Biagi, intorno all’età di sette o otto anni, “arrivò in questa città da un piccolo villaggio dell’Appennino che si chiama Pianaccio. Qui- ricorda la figlia Bice- andò a scuola, imparò a tifare il Bologna calcio andando allo stadio con suo padre, qui si fidanzò e fece i primi passi nel mondo del giornalismo”.

E poi: “Questa è la città in cui entrò nell’aprile del 1945- continua Bice- con l’esercito di Liberazione. Era qui, dalla radio della V Armata, quando annunciò che la guerra era finita”.

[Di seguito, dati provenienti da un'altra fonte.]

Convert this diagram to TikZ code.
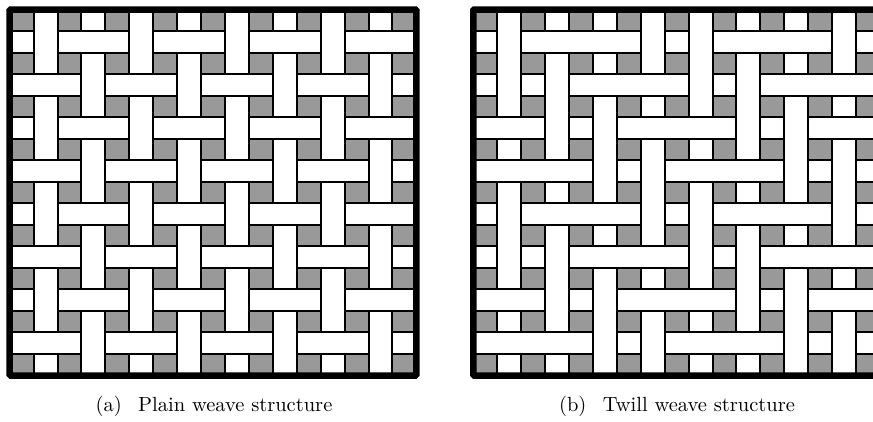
\documentclass[tikz,border=0pt]{standalone}
\usepackage{tikz}
\definecolor{weavegray}{HTML}{999999}

\begin{document}
\begin{tikzpicture}[x=1pt, y=-1pt,
    hole/.style={draw=black, fill=weavegray, line width=2pt},
    yarn/.style={draw=black, fill=white, line width=2pt},
    weaveframe/.style={draw=black, line width=6.5pt, rounded corners=1pt},
    subcap/.style={anchor=base, inner sep=0pt}
  ]
  \useasboundingbox (0,0) rectangle (873,421);
  \clip (0,0) rectangle (873,421);

  % plain weave
  \begin{scope}[xshift=9.7pt, yshift=-9.5pt, x=23.92pt, y=-21.53pt]
    \begin{scope}
      \clip (0,0) rectangle (17,17);
      \foreach \c in {0,2,...,16}
        \foreach \r in {0,2,...,16}
          \draw[hole] (\c,\r) rectangle ++(1,1);
      \foreach \i in {0,...,7} {
        \pgfmathtruncatemacro{\off}{2*mod(\i,2)}
        \foreach \k in {0,...,4}
          \draw[yarn] (2*\i+1,4*\k-\off) rectangle ++(1,3);
      }
      \foreach \j in {0,...,7} {
        \pgfmathtruncatemacro{\off}{2-2*mod(\j,2)}
        \foreach \k in {0,...,5}
          \draw[yarn] (4*\k-\off,2*\j+1) rectangle ++(3,1);
      }
    \end{scope}
    \draw[weaveframe] (0,0) rectangle (17,17);
  \end{scope}

  % twill weave
  \begin{scope}[xshift=473.3pt, yshift=-9.5pt, x=23.92pt, y=-21.53pt]
    \begin{scope}
      \clip (0,0) rectangle (17,17);
      \foreach \c in {0,2,...,16}
        \foreach \r in {0,2,...,16}
          \draw[hole] (\c,\r) rectangle ++(1,1);
      \foreach \i in {0,...,7}
        \foreach \m in {-2,...,1} {
          \draw[yarn] (2*\i+1,2*\i+8*\m) rectangle ++(1,5);
          \draw[yarn] (2*\i+1,2*\i+8*\m+6) rectangle ++(1,1);
        }
      \foreach \j in {0,...,7}
        \foreach \m in {-2,...,2} {
          \draw[yarn] (2*\j+2+8*\m,2*\j+1) rectangle ++(5,1);
          \draw[yarn] (2*\j+8*\m,2*\j+1) rectangle ++(1,1);
        }
    \end{scope}
    \draw[weaveframe] (0,0) rectangle (17,17);
  \end{scope}

  \node[subcap] (capa) at (214,411.5)
    {\scalebox{2.05}{(a)\hspace{0.8em}Plain weave structure}};
  \node[subcap] (capb) at (677,411.5)
    {\scalebox{2.05}{(b)\hspace{0.8em}Twill weave structure}};
\end{tikzpicture}
\end{document}
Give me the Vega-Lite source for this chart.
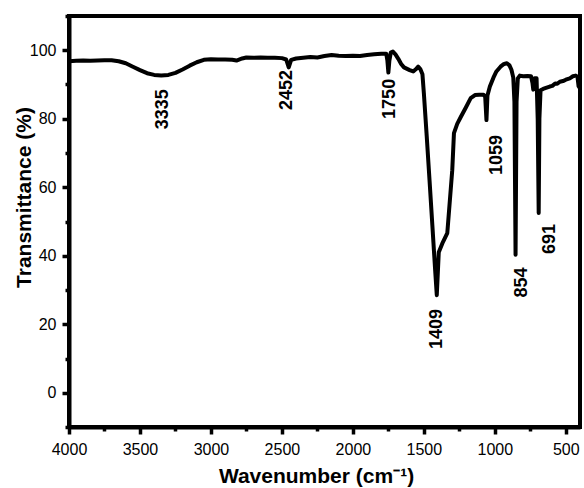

Una frase che ripeteva spesso era “mi piace tanto l’umanità della mia gente”, ricorda Bice, aggiungendo anche che Biagi “ci parlava della grande tradizione dell’Università di questa città. Era molto orgoglioso dell’Ateneo che, tra l’altro, gli ha dato la prima delle tre lauree honoris causa”. E oggi, a dieci anni dalla morte, resta “il ricordo di un padre che a me e alle mie sorelle ha dato tanto e ci ha insegnato certi valori, certi principi, certe idee. Oggi è una giornata bellissima, perché c’è il ricordo di quella che è stata la sua città, Bologna, quindi un ricordo veramente molto, molto gradito”.

Cosa penserebbe Biagi dell’Italia e della politica di oggi? “Credo che una certa Italia non gli piacerebbe. Certi politici che non gli piacevano- risponde Bice- continuerebbero a non piacergli e altri che gli piacevano, invece, continuerebbero a piacergli”. Sulla scena, intanto, sono apparsi nuovi esponenti politici. “E’ difficile dire quello che penserebbe dei nuovi politici”, conclude Bice: “Credo che rimarrebbe legato alle sue idee”.